True bidirectional master-master is not supported—classic A-A is “read in both, write in one” using native service.
Example Setup:
- Create MySQL server in CI (primary), deploy DB.
- Create MySQL server in SI (read replica), using Azure Portal/CLI.
- Monitor the health and lag.
- Write-traffic always lands on CI DB as long as possible.
5. Azure Database for MySQL – Cross-Region HA/DR: What’s Supported and Not Supported
Supported
- Cross-region Read Replicas
- Asynchronous replication
- Read-only replicas (multiple allowed)
- Manual promotion of replica to primary
- Zone-Redundant High Availability (within region)
- Automatic failover within region/availability zone
- Protects from AZ failure (NOT regional outage)
NOT Supported
- Automatic failover across regions
- No automatic region failover
- No automated promotion of the replica
- No automatic redirection of connections
- Multi-region Active-Active writes
- Not supported; only single primary for writes
- Synchronous replication across regions
- Not supported; all cross-region replication is async
What Happens During Region Failure?
Example:
- Primary = Central India
- Replica = South India
If Central India fails completely:
- You MUST do these manual steps:
- Promote the South India read-replica → becomes new primary
- Update DB connection string in Drupal/webapp to point to new primary endpoint
- Restart/reinitialize Drupal app as necessary
- Optionally, create new replica(s) for failback after primary recovers
What About “Active-Active”?
- Even in Active-Active, only one region acts as the writer (primary)
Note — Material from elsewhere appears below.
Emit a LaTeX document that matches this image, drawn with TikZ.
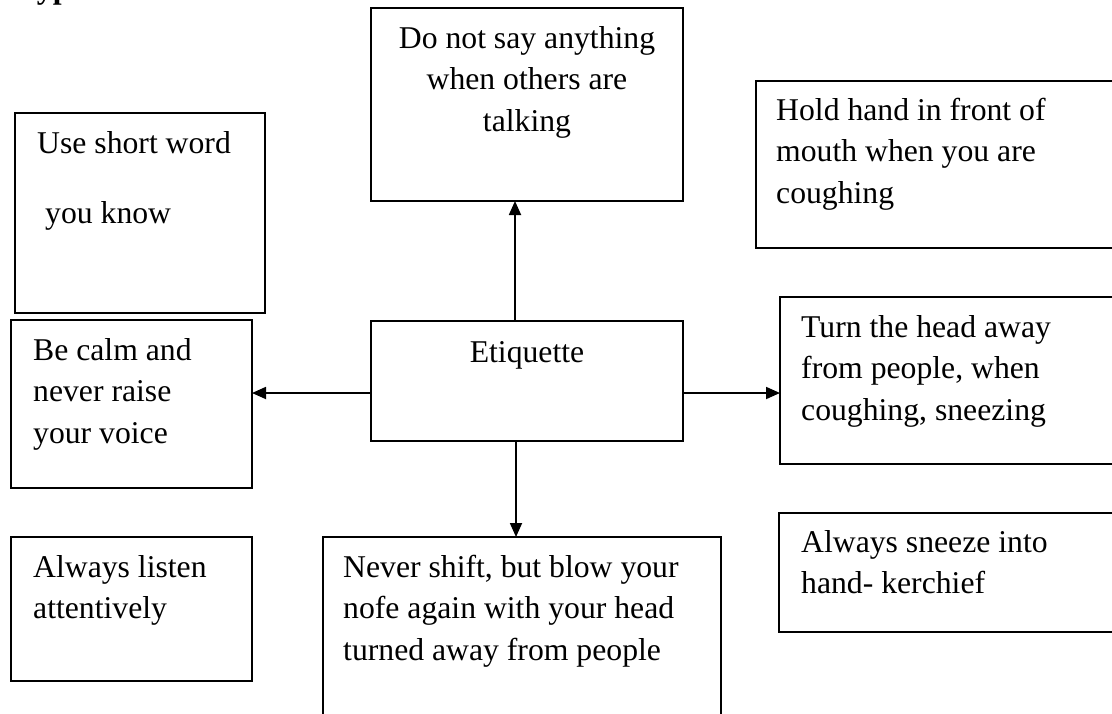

- The second region is a read-only replica
- If writer fails → manual promotion required
- So “Active-Active” for managed MySQL is actually “Active-ReadOnly-Active” (both regions active for reads, only one for writes)
6. Recommendations
- Use the DB replica in SI only for read (reporting, etc.) in normal operation.
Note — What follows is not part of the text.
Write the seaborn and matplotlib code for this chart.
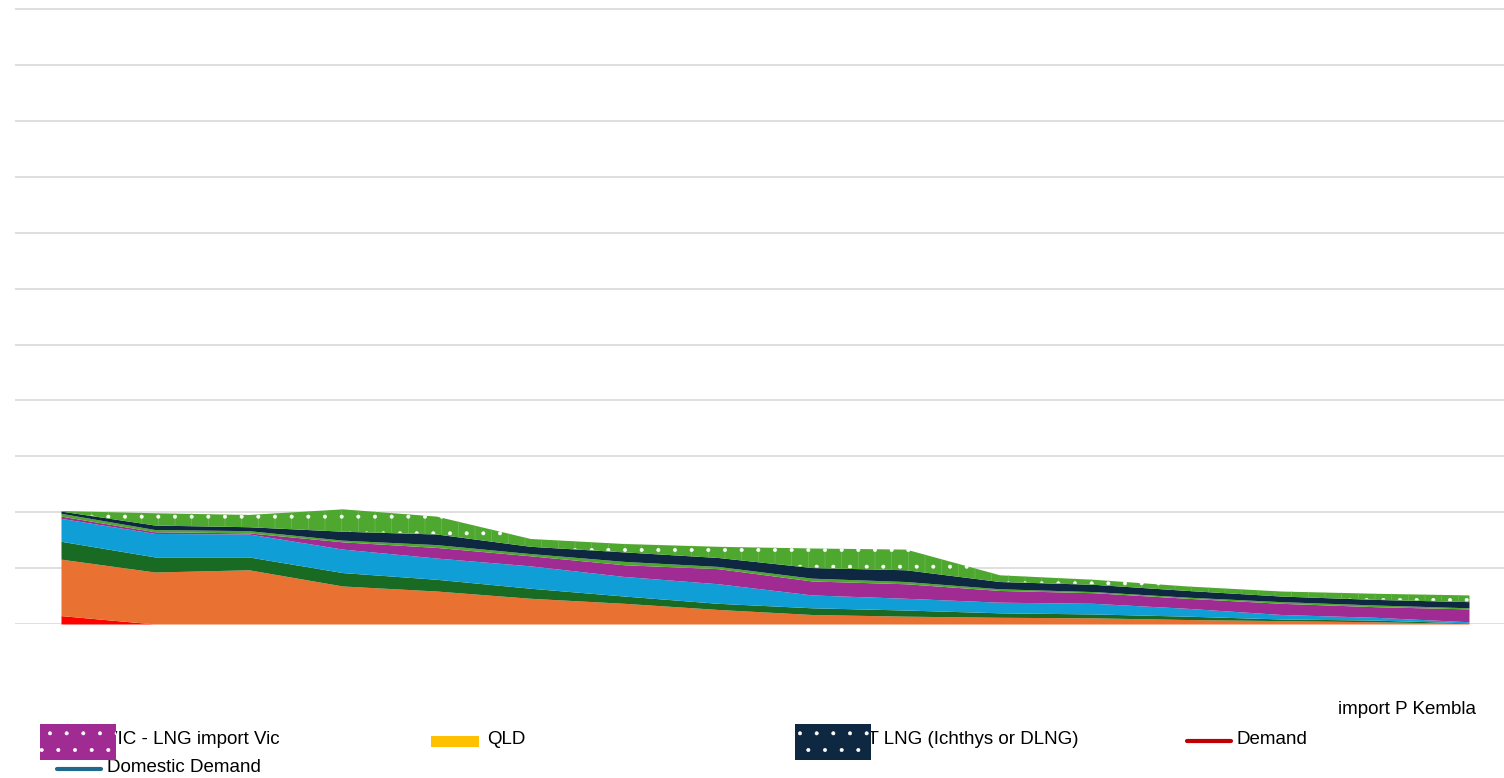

- For file sync, try to minimize file changes in both regions and have a defined sync frequency.
- For full multi-active writes at DB and file level, use purpose-built distributed filesystems and DBs.
7. Pros & Cons
Pros
- Both regions can serve user traffic (read and write, but writing only to primary region).
- Quick failover with manual or scripted replica promotion.
- Simple to roll back/fail back after recovery.
Cons
- True write-active/active is not supported for managed DB or file tier.
- Manual intervention needed for DB failover/promotion.
- Manual/scheduled file sync solutions are not as robust as cloud-native shared storage.